First and foremost, masks make it impossible to pick up on the full range of signals that we are accustomed to sending to  and receiving from other people.  We are necessarily limited, therefore our relationships with others are limited.

Now, the analogies are obvious.  Physical masks are one thing.  Emotional masks are another entirely.

People wear emotional masks for a wide variety of reasons:

  • Lack of Safety
  • Insecurity and Feelings of Inferiority
  • Trauma
  • Narcissistic Tendencies
  • Power Needs
  • Many more

It is easy to see that when one or both people in a relationship are wearing some sort of mask (even if that mask is not visible), the quality of the relationship is necessarily limited.  
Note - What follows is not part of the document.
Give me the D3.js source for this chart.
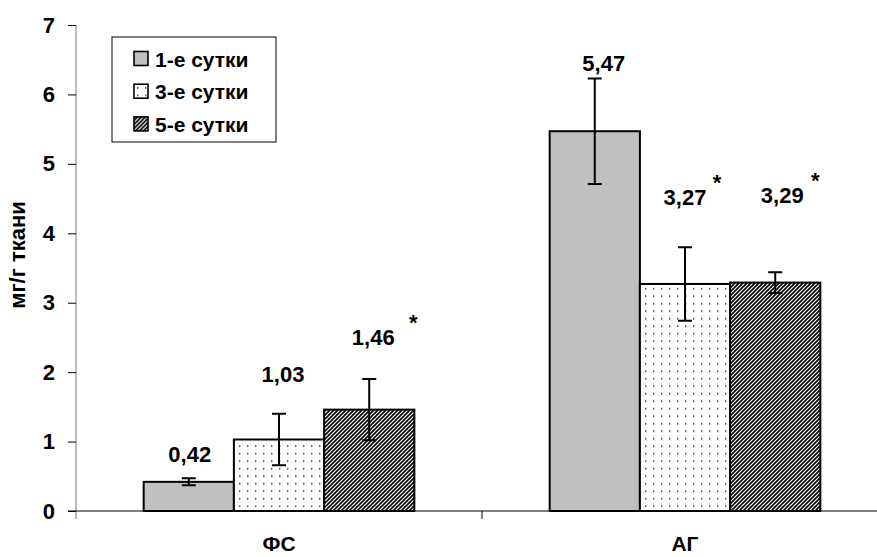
<!DOCTYPE html>
<html lang="ru">
<head>
  <meta charset="UTF-8">
  <script src="https://d3js.org/d3.v7.min.js"></script>
  <title>мг/г ткани</title>
  <style>
    body { margin: 0; background: #fff; }
    svg { display: block; font-family: "Liberation Sans", Arial, sans-serif; font-weight: bold; }
  </style>
</head>
<body>
  <svg id="chart" width="877" height="557"></svg>

  <script>
    // data
    const categories = ["ФС", "АГ"];
    const days = ["1-е сутки", "3-е сутки", "5-е сутки"];
    const valuesFS = [0.42, 1.03, 1.46];
    const valuesAG = [5.47, 3.27, 3.29];
    const errorsFS = [0.05, 0.37, 0.44];
    const errorsAG = [0.76, 0.53, 0.15];
    const starsFS = [false, false, true];
    const starsAG = [false, true, true];
    const yTicks = [0, 1, 2, 3, 4, 5, 6, 7];

    // label placement (baseline in axis units, x shift in px)
    const labelYFS = [0.71, 1.86, 2.39];
    const labelYAG = [6.34, 4.41, 4.44];
    const labelDXFS = [1, 4, 4];
    const labelDXAG = [9, 0, 7];
    const starDXFS = [0, 0, 40];
    const starDXAG = [0, 32, 33];

    const width = 877, height = 557;
    const margin = { left: 76, top: 25 };
    const svg = d3.select("#chart");

    const rows = [
      { cat: categories[0], values: valuesFS, errors: errorsFS, stars: starsFS, ly: labelYFS, dx: labelDXFS, sx: starDXFS },
      { cat: categories[1], values: valuesAG, errors: errorsAG, stars: starsAG, ly: labelYAG, dx: labelDXAG, sx: starDXAG }
    ];

    const y = d3.scaleLinear().domain([0, 7]).range([511, margin.top]);
    const x = d3.scaleBand().domain(categories).range([margin.left, margin.left + 812]).padding(0);
    const xs = d3.scaleBand().domain(days).range([0, x.bandwidth()]).paddingInner(0).paddingOuter(0.75);

    // patterns
    const defs = svg.append("defs");
    const dots = defs.append("pattern").attr("id", "dots")
      .attr("patternUnits", "userSpaceOnUse").attr("width", 8).attr("height", 7.5);
    dots.append("rect").attr("width", 8).attr("height", 7.5).attr("fill", "#fff");
    dots.append("rect").attr("x", 3).attr("y", 3).attr("width", 1.4).attr("height", 1.4).attr("fill", "#222");

    const hatch = defs.append("pattern").attr("id", "hatch")
      .attr("patternUnits", "userSpaceOnUse").attr("width", 4).attr("height", 4);
    hatch.append("rect").attr("width", 4).attr("height", 4).attr("fill", "#fff");
    hatch.append("path").attr("d", "M-1,1 l2,-2 M0,4 l4,-4 M3,5 l2,-2")
      .attr("stroke", "#000").attr("stroke-width", 1.6);

    const fills = ["#c0c0c0", "url(#dots)", "url(#hatch)"];

    // bars
    const groups = svg.selectAll(".grp").data(rows).enter().append("g")
      .attr("transform", d => `translate(${x(d.cat)},0)`);

    const bars = groups.selectAll(".bar")
      .data(d => d.values.map((v, i) => ({ v, e: d.errors[i], s: d.stars[i], ly: d.ly[i], dx: d.dx[i], sx: d.sx[i], i })))
      .enter();

    bars.append("rect")
      .attr("x", d => xs(days[d.i]))
      .attr("y", d => y(d.v))
      .attr("width", xs.bandwidth())
      .attr("height", d => y(0) - y(d.v))
      .attr("fill", d => fills[d.i])
      .attr("stroke", "#000").attr("stroke-width", 2);

    // error bars
    const cx = d => xs(days[d.i]) + xs.bandwidth() / 2;
    bars.append("path")
      .attr("d", d => {
        const t = y(d.v + d.e), b = y(d.v - d.e), c = cx(d), w = 7;
        return `M${c},${t}V${b}M${c - w},${t}H${c + w}M${c - w},${b}H${c + w}`;
      })
      .attr("stroke", "#000").attr("stroke-width", 2).attr("fill", "none");

    // value labels
    bars.append("text")
      .attr("x", d => cx(d) + d.dx)
      .attr("y", d => y(d.ly))
      .attr("text-anchor", "middle")
      .attr("font-size", 22)
      .text(d => d3.format(".2f")(d.v).replace(".", ","));

    bars.filter(d => d.s).append("text")
      .attr("x", d => cx(d) + d.dx + d.sx)
      .attr("y", d => y(d.ly) - 15)
      .attr("text-anchor", "middle")
      .attr("font-size", 22)
      .text("*");

    // axes
    const yAxis = svg.append("g").attr("transform", `translate(${margin.left},0)`)
      .call(d3.axisLeft(y).tickValues(yTicks).tickSize(8).tickPadding(13).tickFormat(d3.format("d")));
    yAxis.select(".domain").attr("d", `M0,${margin.top}V519`).attr("stroke", "#777");
    yAxis.selectAll(".tick line").attr("stroke", "#000");
    yAxis.selectAll("text").attr("font-size", 22).attr("font-family", "Liberation Sans, Arial")
      .attr("font-weight", "bold").attr("fill", "#000");

    svg.append("line")
      .attr("x1", margin.left - 8).attr("x2", width)
      .attr("y1", y(0)).attr("y2", y(0))
      .attr("stroke", "#000").attr("stroke-width", 1.2);

    svg.selectAll(".ctick").data(categories.slice(1)).enter().append("line")
      .attr("x1", d => x(d)).attr("x2", d => x(d))
      .attr("y1", y(0)).attr("y2", y(0) + 8)
      .attr("stroke", "#000");

    svg.selectAll(".clabel").data(categories).enter().append("text")
      .attr("x", d => x(d) + x.bandwidth() / 2)
      .attr("y", 551)
      .attr("text-anchor", "middle")
      .attr("font-size", 21)
      .text(d => d);

    svg.append("text")
      .attr("transform", `translate(25,255) rotate(-90)`)
      .attr("text-anchor", "middle")
      .attr("font-size", 22)
      .text("мг/г ткани");

    // legend
    const legend = svg.append("g").attr("transform", "translate(112,37)");
    legend.append("rect").attr("width", 164).attr("height", 105)
      .attr("fill", "#fff").attr("stroke", "#000").attr("stroke-width", 1);
    const li = legend.selectAll(".li").data(days).enter().append("g")
      .attr("transform", (d, i) => `translate(22,${22 + i * 32.7})`);
    li.append("rect").attr("x", 0).attr("y", -7.5).attr("width", 14).attr("height", 14)
      .attr("fill", (d, i) => fills[i]).attr("stroke", "#000").attr("stroke-width", 1.6);
    li.append("text").attr("x", 21).attr("y", 7.5).attr("font-size", 21).text(d => d);
  </script>
</body>
</html>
One or both are hiding something, usually something very important to their identity, and this inhibits their ability to fully connect with anyone!

50 years ago, Jesuit priest John Powell wrote, Why am I Afraid to Tell you who I Am?  The answer is simple and one with which each of us can identify.  

I am afraid to tell you who I am, because if I do, you may reject me, and that is all I have!

The alternative to masks?  

Authenticity and Genuineness!

Of course, this does not mean we are authentic and open with everyone in our lives to the same extent. 

Some people are simply unsafe!

But I challenge you to think about this:  Am I hiding something from the most important person/people in my life?  Something that may be keeping me from fully connecting with that person?  What might happen if I decided to be more bold and open?  What might happen if I decided to push through my anxieties and fears and show my partner the real, genuine, authentic me?  You might be pleasantly surprised!